Июльский сумеречно-теплый лес неспешно готовился отойти ко сну. Смолкали одна по-за одной непоседливые лесные птицы, замирали набухающие темнотой елки. Затвердевала смола. И ее запах мешался с запахом сухой, еще не опустившейся наземь росы.
Везде был отрадный, дремотный лес. Он засыпал, врачуя своим покоем наши смятенные души, он был с нами добр, широк, был понятен и неназойлив, от него веяло родиной и покоем, как веет покоем от твоей старой и мудрой матери...
Ах, тишина, как отрадна и не тревожна бывает она порой, как хорошо тогда жить. И это была как раз та счастливая тишина. Хотя где-то неопределенные и по происхождению явно человеческие звуки выявляли окрестные деревни. Но это еще больше оттеняло главную мелодию нашего состояния. Мелодия же нашего состояния заключалась в том, что кругом нас и в нас самих жил отрадный, добрый, засыпающий лес, и жила июльская ночь, и была везде наша родина.

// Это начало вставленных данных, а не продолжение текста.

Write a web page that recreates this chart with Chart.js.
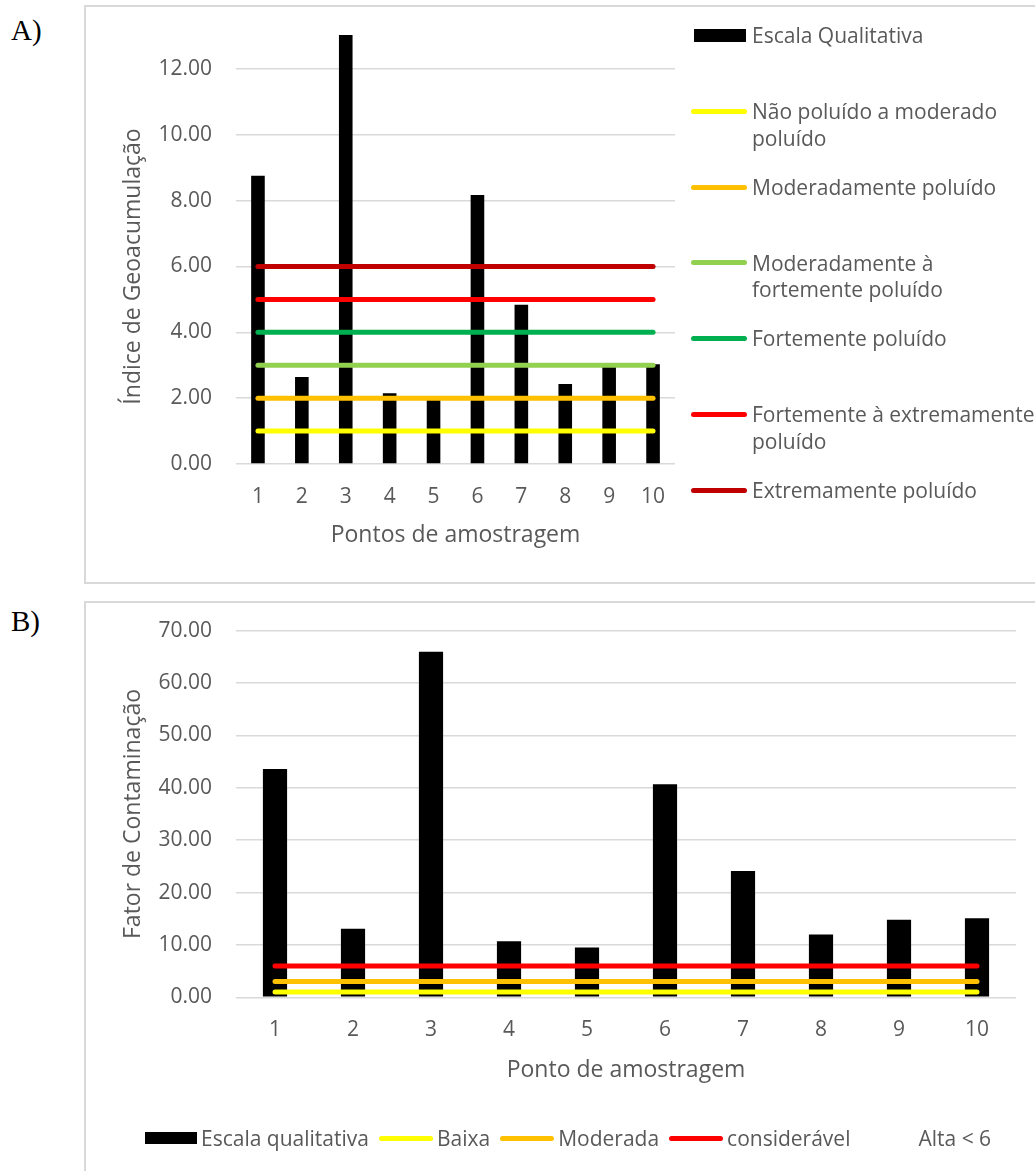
<!DOCTYPE html>
<html lang="pt">
<head>
<meta charset="utf-8">
<title>Índice de Geoacumulação e Fator de Contaminação</title>
<script src="https://cdn.jsdelivr.net/npm/chart.js@4.4.1/dist/chart.umd.min.js"></script>
<style>
  html, body { margin: 0; padding: 0; background: #fff; }
  body { position: relative; width: 1035px; height: 1171px; overflow: hidden; font-family: 'Open Sans', sans-serif; color: #595959; }
  .frame { position: absolute; border: 2px solid #d9d9d9; box-sizing: border-box; }
  .tag { position: absolute; font-family: 'Liberation Serif', 'Times New Roman', serif; font-size: 29px; line-height: 1; color: #000; }
  .plot { position: absolute; }
  .legend-a { position: absolute; left: 0; top: 0; }
  .legend-a .item { position: absolute; left: 691px; }
  .legend-a .text { position: absolute; left: 61px; top: 0; white-space: pre; font-size: 21px; line-height: 26.7px; color: #595959; }
  .swatch { position: absolute; }
  .legend-b { position: absolute; left: 145px; top: 1124px; height: 28px; display: flex; align-items: center; font-size: 21px; color: #595959; white-space: nowrap; }
  .legend-b .item { display: flex; align-items: center; margin-right: 10px; }
  .legend-b .sw { margin-right: 4px; }
</style>
</head>
<body>
<div class="frame" style="left:84px;top:5px;width:1100px;height:579px;"></div>
<div class="frame" style="left:84px;top:601px;width:1100px;height:700px;"></div>
<div class="tag" style="left:11px;top:16px;">A)</div>
<div class="tag" style="left:11px;top:607px;">B)</div>

<div class="plot" style="left:86px;top:7px;width:949px;height:575px;"><canvas id="chartA" width="949" height="575"></canvas></div>
<div class="plot" style="left:86px;top:603px;width:949px;height:568px;"><canvas id="chartB" width="949" height="568"></canvas></div>
<div class="legend-a" id="legendA"></div>
<div class="legend-b" id="legendB"></div>

<script>
// Sampling points
const pontos = ['1', '2', '3', '4', '5', '6', '7', '8', '9', '10'];

// A) Geoaccumulation index per sampling point
const igeo = [8.76, 2.64, 13.03, 2.15, 1.95, 8.17, 4.84, 2.43, 2.95, 3.03];
// A) qualitative class limits
const naoPoluidoModerado = [1, 1, 1, 1, 1, 1, 1, 1, 1, 1];
const moderadamentePoluido = [2, 2, 2, 2, 2, 2, 2, 2, 2, 2];
const moderadoFortemente = [3, 3, 3, 3, 3, 3, 3, 3, 3, 3];
const fortementePoluido = [4, 4, 4, 4, 4, 4, 4, 4, 4, 4];
const forteExtremamente = [5, 5, 5, 5, 5, 5, 5, 5, 5, 5];
const extremamentePoluido = [6, 6, 6, 6, 6, 6, 6, 6, 6, 6];
const igeoTicks = [0, 2, 4, 6, 8, 10, 12];

// B) Contamination factor per sampling point
const fatorContaminacao = [43.6, 13.1, 66.0, 10.7, 9.5, 40.7, 24.1, 12.0, 14.8, 15.1];
// B) qualitative class limits
const baixa = [1, 1, 1, 1, 1, 1, 1, 1, 1, 1];
const moderada = [3, 3, 3, 3, 3, 3, 3, 3, 3, 3];
const consideravel = [6, 6, 6, 6, 6, 6, 6, 6, 6, 6];
const alta = [];
const fcTicks = [0, 10, 20, 30, 40, 50, 60, 70];

const TEXT = '#595959';
const GRID = '#d9d9d9';
const FAMILY = "'Open Sans', sans-serif";
const TICK_FONT = { family: FAMILY, size: 21 };
const TITLE_FONT = { family: FAMILY, size: 23 };

// Vertical axis title, centred on the labelled part of the value axis
const valueAxisTitle = {
  id: 'valueAxisTitle',
  afterDraw(chart, args, opts) {
    const y = chart.scales.y;
    const top = y.getPixelForValue(y.ticks[y.ticks.length - 1].value);
    const bottom = y.getPixelForValue(y.ticks[0].value);
    const ctx = chart.ctx;
    ctx.save();
    ctx.translate(opts.x, (top + bottom) / 2);
    ctx.rotate(-Math.PI / 2);
    ctx.font = TITLE_FONT.size + 'px ' + FAMILY;
    ctx.fillStyle = TEXT;
    ctx.textAlign = 'center';
    ctx.textBaseline = 'middle';
    ctx.fillText(opts.text, 0, 0);
    ctx.restore();
  }
};

function barSet(label, data) {
  return { type: 'bar', label, data, backgroundColor: '#000000', borderWidth: 0,
           barPercentage: 0.31, categoryPercentage: 1, order: 1 };
}
function limitSet(label, data, color) {
  return { type: 'line', label, data, borderColor: color, backgroundColor: color,
           borderWidth: 5, borderCapStyle: 'round', pointRadius: 0, pointHoverRadius: 0,
           fill: false, tension: 0, order: 0 };
}

function makeOptions(cfg) {
  return {
    responsive: false,
    animation: false,
    events: [],
    layout: { padding: cfg.padding },
    plugins: {
      legend: { display: false },
      tooltip: { enabled: false },
      valueAxisTitle: { text: cfg.yTitle, x: 47 }
    },
    scales: {
      x: {
        grid: { display: false, drawTicks: false },
        border: { display: false },
        ticks: { color: TEXT, font: TICK_FONT, padding: 20 },
        title: { display: true, text: cfg.xTitle, color: TEXT, font: TITLE_FONT, padding: 0 },
        afterFit: s => { s.height = cfg.xHeight; }
      },
      y: {
        min: 0,
        max: cfg.yMax,
        grid: { color: GRID, lineWidth: 1.5, drawTicks: true, tickLength: 16, tickColor: 'rgba(0,0,0,0)' },
        border: { display: false },
        ticks: { color: TEXT, font: TICK_FONT, padding: 8, callback: v => Number(v).toFixed(2) },
        afterBuildTicks: s => { s.ticks = cfg.yTicks.map(v => ({ value: v })); },
        title: { display: false },
        afterFit: s => { s.width = 115; }
      }
    }
  };
}

const chartA = new Chart(document.getElementById('chartA'), {
  data: {
    labels: pontos,
    datasets: [
      barSet('Escala Qualitativa', igeo),
      limitSet('Não poluído a moderado\npoluído', naoPoluidoModerado, '#FFFF00'),
      limitSet('Moderadamente poluído', moderadamentePoluido, '#FFC000'),
      limitSet('Moderadamente à\nfortemente poluído', moderadoFortemente, '#92D050'),
      limitSet('Fortemente poluído', fortementePoluido, '#00B050'),
      limitSet('Fortemente à extremamente\npoluído', forteExtremamente, '#FF0000'),
      limitSet('Extremamente poluído', extremamentePoluido, '#C00000')
    ]
  },
  options: makeOptions({
    padding: { left: 35, right: 360, top: 22.5, bottom: 33.2 },
    xHeight: 84.8, yMax: 13.2, yTicks: igeoTicks,
    xTitle: 'Pontos de amostragem', yTitle: 'Índice de Geoacumulação'
  }),
  plugins: [valueAxisTitle]
});

const chartB = new Chart(document.getElementById('chartB'), {
  data: {
    labels: pontos,
    datasets: [
      barSet('Escala qualitativa', fatorContaminacao),
      limitSet('Baixa', baixa, '#FFFF00'),
      limitSet('Moderada', moderada, '#FFC000'),
      limitSet('considerável', consideravel, '#FF0000'),
      limitSet('Alta < 6', alta, 'rgba(0,0,0,0)')
    ]
  },
  options: makeOptions({
    padding: { left: 35, right: 19, top: 27.7, bottom: 87.2 },
    xHeight: 86.5, yMax: 70, yTicks: fcTicks,
    xTitle: 'Ponto de amostragem', yTitle: 'Fator de Contaminação'
  }),
  plugins: [valueAxisTitle]
});

// Swatch element for a legend entry: filled block for bars, rounded stroke for lines
function swatch(ds) {
  const el = document.createElement('div');
  el.className = 'swatch';
  if (ds.type === 'bar') {
    el.style.cssText += 'width:52px;height:12.5px;background:' + ds.backgroundColor + ';';
  } else {
    el.style.cssText += 'width:56px;height:5px;border-radius:2.5px;background:' + ds.borderColor + ';';
  }
  return el;
}

// Right-side legend of chart A: one slot per dataset
(function () {
  const host = document.getElementById('legendA');
  const firstCenter = 35.5, slot = 75.8, lineH = 26.7;
  chartA.data.datasets.forEach((ds, i) => {
    const item = document.createElement('div');
    item.className = 'item';
    const cy = firstCenter + slot * i;
    item.style.top = (cy - lineH / 2) + 'px';
    const sw = swatch(ds);
    const h = ds.type === 'bar' ? 12.5 : 5;
    sw.style.left = (ds.type === 'bar' ? 3 : 0) + 'px';
    sw.style.top = (lineH / 2 - h / 2) + 'px';
    const tx = document.createElement('div');
    tx.className = 'text';
    tx.textContent = ds.label;
    item.appendChild(sw);
    item.appendChild(tx);
    host.appendChild(item);
  });
})();

// Bottom legend of chart B
(function () {
  const host = document.getElementById('legendB');
  chartB.data.datasets.forEach(ds => {
    const item = document.createElement('div');
    item.className = 'item';
    const sw = swatch(ds);
    sw.classList.add('sw');
    sw.style.position = 'static';
    if (ds.type !== 'bar') sw.style.width = '54px';
    const tx = document.createElement('span');
    tx.textContent = ds.label;
    item.appendChild(sw);
    item.appendChild(tx);
    host.appendChild(item);
  });
})();
</script>
</body>
</html>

Обычно большие понятия ничего не выигрывают от частого употребления слов, выражающих их. И тогда мы либо стыдимся пользоваться такими словами, либо ищем новые, еще не затасканные досужими языками и перьями. И обычно ничего не выходит из этой затеи. Потому что большим понятиям нет дела до нашей словесной возни, они живут без нашего ведома, снова и снова питая смыслом и первоначальным значением слова, выражающие их. Да, лопаются, наверное, только ложные святыни, требуя для себя все новых переименований. Я думал об этом, слушая крик затаившегося коростеля. И вдруг ощутил еще невидимый Бобришный угор. Ощутил мощный ток покамест невидимой и неслышимой реки, ее близость. В дорожном просвете, в этом готовящемся к ночному покою лесу я увидел домик. Домик с белым крыльцом, на Бобришном угоре. Я перелез осек – высокую изгородь, которая определяет границы лесных выпасов, – и увидел опять, как дорога, словно не желая быть назойливой, ушла куда-то вправо. Еле заметная тропка ответвилась от нее, попетляла меж сосен и умерла на полянке, около домика. Несмотря на ночные сумерки, трава на полянке белела цветочками земляники. Она, эта ягода моего детства, особенно густо цвела позади домика: я стоял на одном месте, боясь переступить и растоптать ее белые звездочки. Тотчас же родилась где-то между ключицами и остановилась в горле жаркая нежность к этим звездочкам, но я тут же изловил себя на сентиментальности. В таких случаях всегда хочется закурить. И я в несколько затяжек прикончил горькую сигарету. Казалось кощунством бросить окурок в эту первозданную чистую траву, я затолкал окурок в спичечную коробку. Наверное, огонь не был погашен до конца, потому что спички вдруг вспыхнули, и запах жженой селитры заставил меня ощутить, как легок, незаметен, как чист воздух здесь, на Бобришном угоре.